Directions
Take every line from the first down to the line with "plt.rcParams['font.family'] = ['Liberation" and set it down exactly, without the pictures.

▶

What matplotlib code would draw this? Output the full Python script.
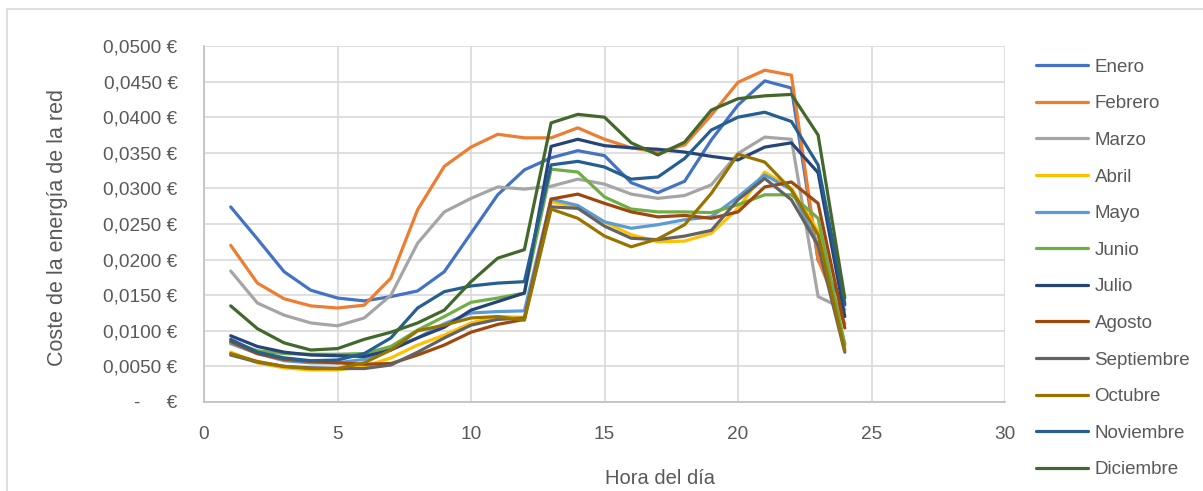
import numpy as np
import matplotlib
matplotlib.use("Agg")
import matplotlib.pyplot as plt
from matplotlib.ticker import FuncFormatter, MultipleLocator
from matplotlib.patches import Rectangle

plt.rcParams['font.family'] = ['Liberation Sans', 'DejaVu Sans']

horas = list(range(1, 25))

meses = ["Enero", "Febrero", "Marzo", "Abril", "Mayo", "Junio", "Julio",
         "Agosto", "Septiembre", "Octubre", "Noviembre", "Diciembre"]

colores = ["#4472C4", "#ED7D31", "#A5A5A5", "#FFC000", "#5B9BD5", "#70AD47",
           "#264478", "#9E480E", "#636363", "#997300", "#255E91", "#43682B"]

# coste horario medio (EUR/kWh) por mes
enero = [0.0274, 0.0229, 0.0183, 0.0157, 0.0146, 0.0142, 0.0148, 0.0156, 0.0183, 0.0237, 0.0291, 0.0326,
         0.0343, 0.0353, 0.0346, 0.0308, 0.0294, 0.0310, 0.0368, 0.0417, 0.0451, 0.0441, 0.0199, 0.0136]
febrero = [0.0220, 0.0167, 0.0145, 0.0135, 0.0132, 0.0136, 0.0174, 0.0270, 0.0331, 0.0358, 0.0376, 0.0371,
           0.0371, 0.0385, 0.0369, 0.0357, 0.0351, 0.0361, 0.0403, 0.0449, 0.0466, 0.0459, 0.0200, 0.0110]
marzo = [0.0184, 0.0139, 0.0122, 0.0111, 0.0107, 0.0118, 0.0150, 0.0223, 0.0267, 0.0286, 0.0302, 0.0299,
         0.0303, 0.0313, 0.0306, 0.0292, 0.0286, 0.0290, 0.0305, 0.0349, 0.0372, 0.0369, 0.0148, 0.0130]
abril = [0.0070, 0.0055, 0.0048, 0.0045, 0.0045, 0.0050, 0.0062, 0.0080, 0.0094, 0.0111, 0.0120, 0.0119,
         0.0281, 0.0274, 0.0253, 0.0235, 0.0225, 0.0226, 0.0237, 0.0272, 0.0323, 0.0300, 0.0240, 0.0077]
mayo = [0.0082, 0.0068, 0.0058, 0.0055, 0.0055, 0.0060, 0.0075, 0.0090, 0.0110, 0.0125, 0.0127, 0.0128,
        0.0285, 0.0276, 0.0253, 0.0244, 0.0249, 0.0256, 0.0260, 0.0288, 0.0319, 0.0298, 0.0220, 0.0082]
junio = [0.0085, 0.0072, 0.0068, 0.0067, 0.0067, 0.0068, 0.0078, 0.0101, 0.0120, 0.0140, 0.0146, 0.0153,
         0.0327, 0.0323, 0.0288, 0.0271, 0.0267, 0.0267, 0.0266, 0.0277, 0.0291, 0.0291, 0.0258, 0.0080]
julio = [0.0093, 0.0078, 0.0070, 0.0066, 0.0065, 0.0064, 0.0073, 0.0090, 0.0105, 0.0129, 0.0141, 0.0153,
         0.0359, 0.0369, 0.0360, 0.0357, 0.0355, 0.0351, 0.0345, 0.0340, 0.0358, 0.0364, 0.0322, 0.0120]
agosto = [0.0085, 0.0068, 0.0060, 0.0057, 0.0055, 0.0053, 0.0054, 0.0066, 0.0080, 0.0098, 0.0109, 0.0116,
          0.0285, 0.0292, 0.0279, 0.0267, 0.0260, 0.0262, 0.0258, 0.0267, 0.0302, 0.0309, 0.0279, 0.0104]
septiembre = [0.0066, 0.0056, 0.0050, 0.0048, 0.0047, 0.0047, 0.0052, 0.0070, 0.0090, 0.0108, 0.0116, 0.0118,
              0.0274, 0.0272, 0.0247, 0.0230, 0.0228, 0.0233, 0.0241, 0.0284, 0.0314, 0.0284, 0.0220, 0.0070]
octubre = [0.0068, 0.0057, 0.0050, 0.0047, 0.0047, 0.0055, 0.0073, 0.0100, 0.0108, 0.0118, 0.0120, 0.0115,
           0.0271, 0.0258, 0.0233, 0.0218, 0.0229, 0.0249, 0.0293, 0.0348, 0.0337, 0.0298, 0.0235, 0.0072]
noviembre = [0.0088, 0.0070, 0.0062, 0.0058, 0.0059, 0.0068, 0.0090, 0.0132, 0.0155, 0.0163, 0.0167, 0.0169,
             0.0333, 0.0338, 0.0330, 0.0313, 0.0316, 0.0342, 0.0382, 0.0400, 0.0407, 0.0394, 0.0333, 0.0138]
diciembre = [0.0135, 0.0103, 0.0083, 0.0073, 0.0075, 0.0088, 0.0098, 0.0111, 0.0129, 0.0169, 0.0202, 0.0214,
             0.0392, 0.0404, 0.0400, 0.0364, 0.0347, 0.0365, 0.0410, 0.0426, 0.0430, 0.0432, 0.0375, 0.0146]

series = [enero, febrero, marzo, abril, mayo, junio, julio,
          agosto, septiembre, octubre, noviembre, diciembre]

texto = "#595959"
rejilla = "#D9D9D9"

fig = plt.figure(figsize=(12.03, 4.91), dpi=100)
ax = fig.add_axes([204 / 1203, 1 - 402 / 491, (1005 - 204) / 1203, (402 - 46) / 491])

for nombre, valores, color in zip(meses, series, colores):
    ax.plot(horas, valores, color=color, linewidth=2.3, label=nombre,
            solid_joinstyle="round", solid_capstyle="round")

ax.set_xlim(0, 30)
ax.set_ylim(0, 0.05)
ax.xaxis.set_major_locator(MultipleLocator(5))
ax.yaxis.set_major_locator(MultipleLocator(0.005))


def formato_euro(v, pos):
    if abs(v) < 1e-9:
        return "-     €"
    return f"{v:.4f}".replace(".", ",") + " €"


ax.yaxis.set_major_formatter(FuncFormatter(formato_euro))
ax.grid(True, color=rejilla, linewidth=1.2)
ax.set_axisbelow(True)
for lado in ["top", "right"]:
    ax.spines[lado].set_visible(False)
for lado in ["left", "bottom"]:
    ax.spines[lado].set_color("#BFBFBF")
    ax.spines[lado].set_linewidth(1.2)

ax.tick_params(axis="y", length=0, pad=19, labelsize=13.7, labelcolor=texto)
ax.tick_params(axis="x", length=0, pad=17, labelsize=13.7, labelcolor=texto)

fig.text(57 / 1203, 1 - 227 / 491, "Coste de la energía de la red", rotation=90,
         ha="center", va="center", fontsize=15.5, color=texto)
fig.text(660 / 1203, 1 - 478 / 491, "Hora del día", ha="center", va="center",
         fontsize=14.5, color=texto)

fig.legend(loc="upper left", bbox_to_anchor=(1028 / 1203, 1 - 51 / 491),
           frameon=False, fontsize=13.5, labelcolor=texto, handlelength=2.8,
           handletextpad=0.35, labelspacing=1.04, borderaxespad=0)

fig.patches.append(Rectangle((7 / 1203, -0.05), 1.2, 1 - 9 / 491 + 0.05,
                             transform=fig.transFigure, fill=False,
                             edgecolor="#D9D9D9", linewidth=1.2))

fig.savefig("out.png", dpi=100, facecolor="white")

◀

Written solution
What matplotlib code would draw this? Output the full Python script.
import numpy as np
import matplotlib
matplotlib.use("Agg")
import matplotlib.pyplot as plt
from matplotlib.ticker import FuncFormatter, MultipleLocator
from matplotlib.patches import Rectangle

plt.rcParams['font.family'] = ['Liberation Sans', 'DejaVu Sans']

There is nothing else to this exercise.